Although I went on to be an award-winning health and medical journalist, working for most of the broadsheet newspapers and the BBC, my memories of Lindow Man became tinged with bitterness. He is now in the British Museum, where his crushed body is considered one of the most important UK archaeological finds of the 20th century. His story made global headlines.
* Wilmslow World was a weekly free newspaper that circulated round Wilmslow, Alderley Edge, Handforth and Mobberley. It opened in 1977 and closed a decade later.
After her time at the Wilmslow World, Rachel Pugh transferred to the Northwich Guardian to complete her training, before joining the Oxford Mail and Times. She has worked for the Manchester Evening News, the Guardian, the Times Ed, Medscape, the Independent and iNews, BBC radio and television, multinational companies and the NHS and has written two radio plays.
Bog Standard is Rachel Pugh's one-hour show about the tip-off that led her to one of the most important archaeological finds of the 20th Century. It’s also a story about a magical place called Lindow Moss near Wilmslow, two murders 1,500 years apart, and how an ancient bog man became a 21st-century eco-warrior.
Award-winning journalist and storyteller Rachel, and prize-winning harpist Lucy Nolan, weave words and music together to recreate the nail-biting days of 1984 when the rookie reporter fought to ensure Lindow Man did not end up in a bag of plant compost.
A WINDOW ON LINDOWTransition Wilmslow has set up a friends group called Discover Lindow, which has created a walk called the Lindow Moss Heritage Trail and organised a series of events including Rachel's performance. There is also an autumn term course at Wilmslow Guild called Lindow Man: His people and his landscape, featuring experts from all over the country and a guided poetry walk. The Window on Lindow Art Trail, which is currently on the Moss, features artwork from five professional artists as well as work from 700 pupils from five primary schools in the area.
discoverlindow.org
This 40th-anniversary events celebrating the discovery of Lindow Man also mark the start of the restoration of Lindow Moss, allowing it to once again be a wild place that can store carbon rather than release it into the atmosphere.

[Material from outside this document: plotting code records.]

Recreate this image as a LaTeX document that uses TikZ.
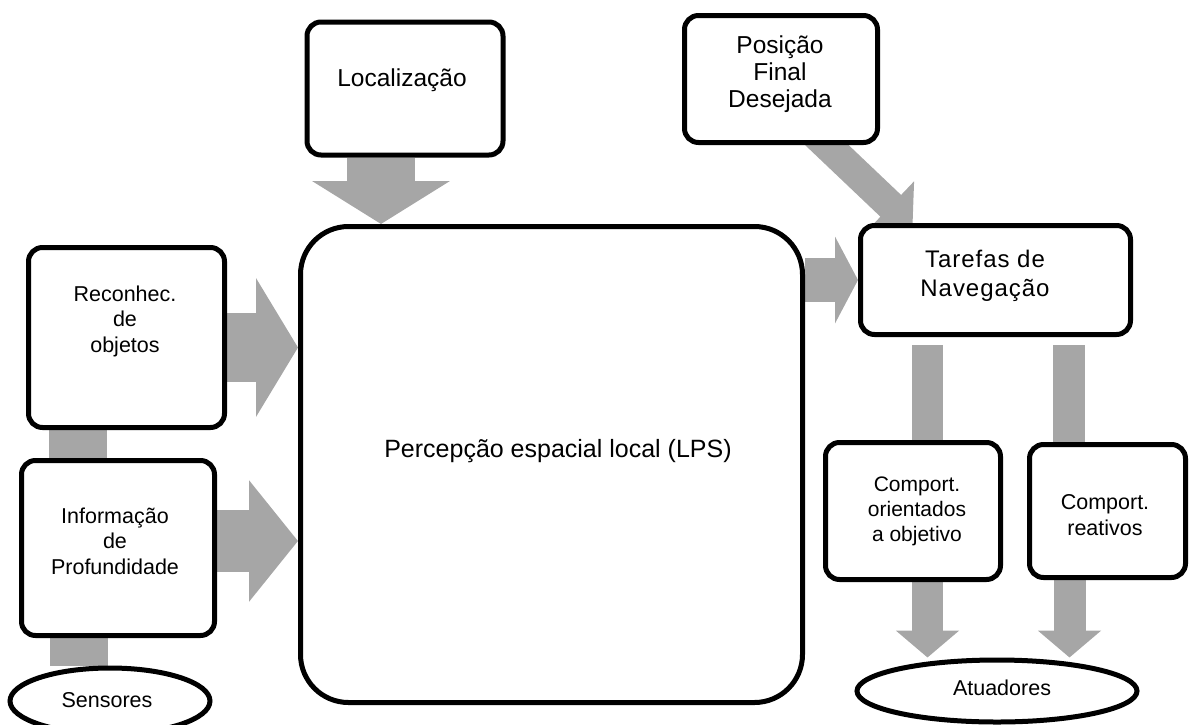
\documentclass[tikz,border=0pt]{standalone}
\usepackage{fontspec}
\setmainfont{Liberation Sans}
\usetikzlibrary{arrows.meta,shapes.geometric,calc}
\definecolor{arrowgray}{RGB}{166,166,166}
\pgfdeclarelayer{bg}
\pgfsetlayers{bg,main}
\begin{document}
\begin{tikzpicture}[x=1pt,y=-1pt,
  box/.style={draw=black, line width=5pt, fill=white, rounded corners=14pt, inner sep=0pt},
  oval/.style={ellipse, draw=black, line width=5pt, fill=white, inner sep=0pt},
  txt/.style={align=center, inner sep=0pt, text=black},
  small/.style={txt, font=\fontsize{21.5}{25.5}\selectfont},
  large/.style={txt, font=\fontsize{24.5}{27}\selectfont},
  flow/.style={draw=arrowgray, line width=#1},
]
\clip (0,0) rectangle (1192,724);
\useasboundingbox (0,0) rectangle (1192,724);

% boxes
\node[box, minimum width=196pt, minimum height=133pt] (loc) at (405,88.5) {};
\node[large] (loct) at (402,80) {Localização};

\node[box, minimum width=193pt, minimum height=127pt] (pos) at (781,79) {};
\node[large] (post) at (780,74.5) {Posição\\Final\\Desejada};

\node[box, minimum width=196pt, minimum height=180pt] (rec) at (126.5,337.5) {};
\node[small] (rect) at (125,321) {Reconhec.\\de\\objetos};

\node[box, minimum width=193pt, minimum height=175pt] (inf) at (118,548) {};
\node[small] (inft) at (115,541) {Informação\\de\\Profundidade};

\node[box, rounded corners=48pt, minimum width=502pt, minimum height=476pt] (lps) at (551.5,464.5) {};
\node[large, font=\fontsize{25}{28}\selectfont] (lpst) at (558,451) {Percepção espacial local (LPS)};

\node[box, minimum width=270pt, minimum height=109pt] (tar) at (995.5,280) {};
\node[large, font=\fontsize{24}{29}\selectfont\addfontfeature{LetterSpace=4}] (tart) at (985,276) {Tarefas de\\Navegação};

\node[box, minimum width=175pt, minimum height=137pt] (cor) at (913,511) {};
\node[small, font=\fontsize{21}{25}\selectfont] (cort) at (917,511) {Comport.\\orientados\\a objetivo};

\node[box, minimum width=156pt, minimum height=133pt] (cre) at (1107.5,511) {};
\node[small] (cret) at (1105,515) {Comport.\\reativos};

\node[oval, minimum width=200pt, minimum height=66pt] (sen) at (110,701) {};
\node[small] (sent) at (107,700) {Sensores};

\node[oval, minimum width=280pt, minimum height=62pt] (atu) at (997,691) {};
\node[small] (atut) at (1002,688) {Atuadores};

% gray block arrows behind the boxes
\begin{pgfonlayer}{bg}
  % into the local spatial perception
  \coordinate (l1) at ($(loc.south)+(-24,0)$);
  \draw[flow=68pt, -{Triangle[length=43pt,width=136pt]}] (l1) -- (l1 |- lps.north);
  \coordinate (r1) at ($(rec.east)+(0,10)$);
  \draw[flow=69pt, -{Triangle[length=42pt,width=137pt]}] (r1) -- (lps.west |- r1);
  \coordinate (i1) at ($(inf.east)+(0,-7)$);
  \draw[flow=62pt, -{Triangle[length=49pt,width=119pt]}] (i1) -- (lps.west |- i1);
  % towards the navigation tasks
  \draw[flow=44pt, -{Triangle[length=23pt,width=86pt]}] (lps.east |- tar.west) -- (tar.west);
  \draw[flow=30pt, -{Triangle[length=30pt,width=66pt]}]
    ($(pos.south)+(30,-15)$) -- ($(tar.north west)+(54.5,3.5)$);
  % navigation tasks to the behaviours
  \coordinate (t1) at ($(tar.south)+(-68,8)$);
  \draw[flow=31pt] (t1) -- (t1 |- cor.north);
  \coordinate (t2) at ($(tar.south)+(73.5,8)$);
  \draw[flow=32pt] (t2) -- (t2 |- cre.north);
  % behaviours to the actuators
  \coordinate (c1) at ($(cor.south)+(14.5,0)$);
  \draw[flow=31pt, -{Triangle[length=27pt,width=62pt]}] (c1) -- (c1 |- atu.north);
  \coordinate (c2) at ($(cre.south)+(-38,0)$);
  \draw[flow=32pt, -{Triangle[length=27pt,width=62pt]}] (c2) -- (c2 |- atu.north);
  % sensor chain on the left
  \coordinate (s1) at ($(rec.south)+(-48.5,0)$);
  \draw[flow=58pt] (s1) -- (s1 |- inf.north);
  \coordinate (s2) at ($(inf.south)+(-39,0)$);
  \draw[flow=58pt] (s2) -- (s2 |- sen.north);
\end{pgfonlayer}
\end{tikzpicture}
\end{document}
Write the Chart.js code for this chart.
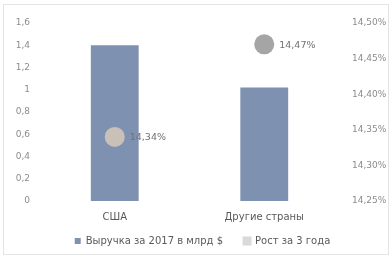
<!DOCTYPE html>
<html>
<head>
<meta charset="utf-8">
<script src="https://cdn.jsdelivr.net/npm/chart.js@4/dist/chart.umd.min.js"></script>
<style>
  html, body { margin: 0; padding: 0; background: #fff; }
  #wrap { position: absolute; left: 3px; top: 4px; width: 384px; height: 249px; border: 1px solid #e4e4e4; }
  canvas { position: absolute; left: 0; top: 0; }
</style>
</head>
<body>
<div id="wrap"></div>
<canvas id="chart" width="391" height="256"></canvas>
<script>
const categories = ['США', 'Другие страны'];
const revenue = [1.4, 1.02];
const growth = [14.34, 14.47];
const growthLabels = ['14,34%', '14,47%'];
const pointColors = ['#c9c0b8', '#a5a5a5'];

const fmtLeft = v => (Math.round(v * 10) / 10).toString().replace('.', ',');
const fmtRight = v => v.toFixed(2).replace('.', ',') + '%';
const FONT = '"DejaVu Sans", sans-serif';

// подписи к точкам
const pointLabels = {
  id: 'pointLabels',
  afterLayout(chart) {
    // легенда: широкий шаг между пунктами, но без лишней высоты
    const lg = chart.legend;
    if (lg) { lg.top = 215; lg.bottom = 256; lg.left += 7; lg.right += 7; }
  },
  afterDatasetsDraw(chart) {
    const ctx = chart.ctx;
    const meta = chart.getDatasetMeta(1);
    ctx.save();
    ctx.font = '9.5px ' + FONT;
    ctx.fillStyle = '#707070';
    ctx.textBaseline = 'middle';
    meta.data.forEach((pt, i) => {
      ctx.fillText(growthLabels[i], pt.x + 15, pt.y + 1);
    });
    ctx.restore();
  }
};

const ctx = document.getElementById('chart').getContext('2d');
new Chart(ctx, {
  data: {
    labels: categories,
    datasets: [{
      type: 'bar',
      label: 'Выручка за 2017 в млрд $',
      data: revenue,
      backgroundColor: '#7f91b0',
      categoryPercentage: 1,
      barPercentage: 0.32,
      yAxisID: 'y',
      order: 2
    }, {
      type: 'line',
      label: 'Рост за 3 года',
      data: growth,
      showLine: false,
      pointRadius: 10,
      pointHoverRadius: 10,
      pointBackgroundColor: pointColors,
      pointBorderWidth: 0,
      backgroundColor: '#d9d9d9',
      borderColor: '#d9d9d9',
      yAxisID: 'y1',
      order: 1
    }]
  },
  options: {
    responsive: false,
    animation: false,
    layout: { padding: { top: 23, left: 0, right: 0, bottom: 0 } },
    plugins: {
      tooltip: { enabled: false },
      legend: {
        position: 'bottom',
        maxHeight: 30,
        labels: {
          sort: (a, b) => a.datasetIndex - b.datasetIndex,
          boxWidth: 6,
          boxHeight: 6,
          padding: 21,
          color: '#595959',
          font: { size: 10, family: FONT }
        }
      }
    },
    scales: {
      x: {
        grid: { display: false },
        border: { display: false },
        afterFit(scale) { scale.height = 25; },
        ticks: { color: '#595959', padding: 2, font: { size: 10, family: FONT } }
      },
      y: {
        position: 'left',
        min: 0,
        max: 1.6,
        grid: { display: false },
        border: { display: false },
        afterFit(scale) { scale.width = 40; },
        ticks: {
          stepSize: 0.2,
          padding: 2,
          color: '#8c8c8c',
          font: { size: 9, family: FONT },
          callback: v => fmtLeft(v)
        }
      },
      y1: {
        position: 'right',
        min: 14.25,
        max: 14.5,
        grid: { display: false },
        border: { display: false },
        afterFit(scale) { scale.width = 52; },
        ticks: {
          stepSize: 0.05,
          padding: 5,
          color: '#8c8c8c',
          font: { size: 9, family: FONT },
          callback: v => fmtRight(v)
        }
      }
    }
  },
  plugins: [pointLabels]
});
</script>
</body>
</html>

The landscape – especially where the peat has been dug for centuries – is gradually being restored and a new group, the Lindow Moss Landscape Partnership, has been established to manage this. The Partnership is made up of organisations including Groundwork, Cheshire East, Wilmslow Town Council, Transition Wilmslow, Cheshire Wildlife Trust and Mersey Rivers Trust. A grant from the Heritage Lottery Fund is helping to make a start on restoration work.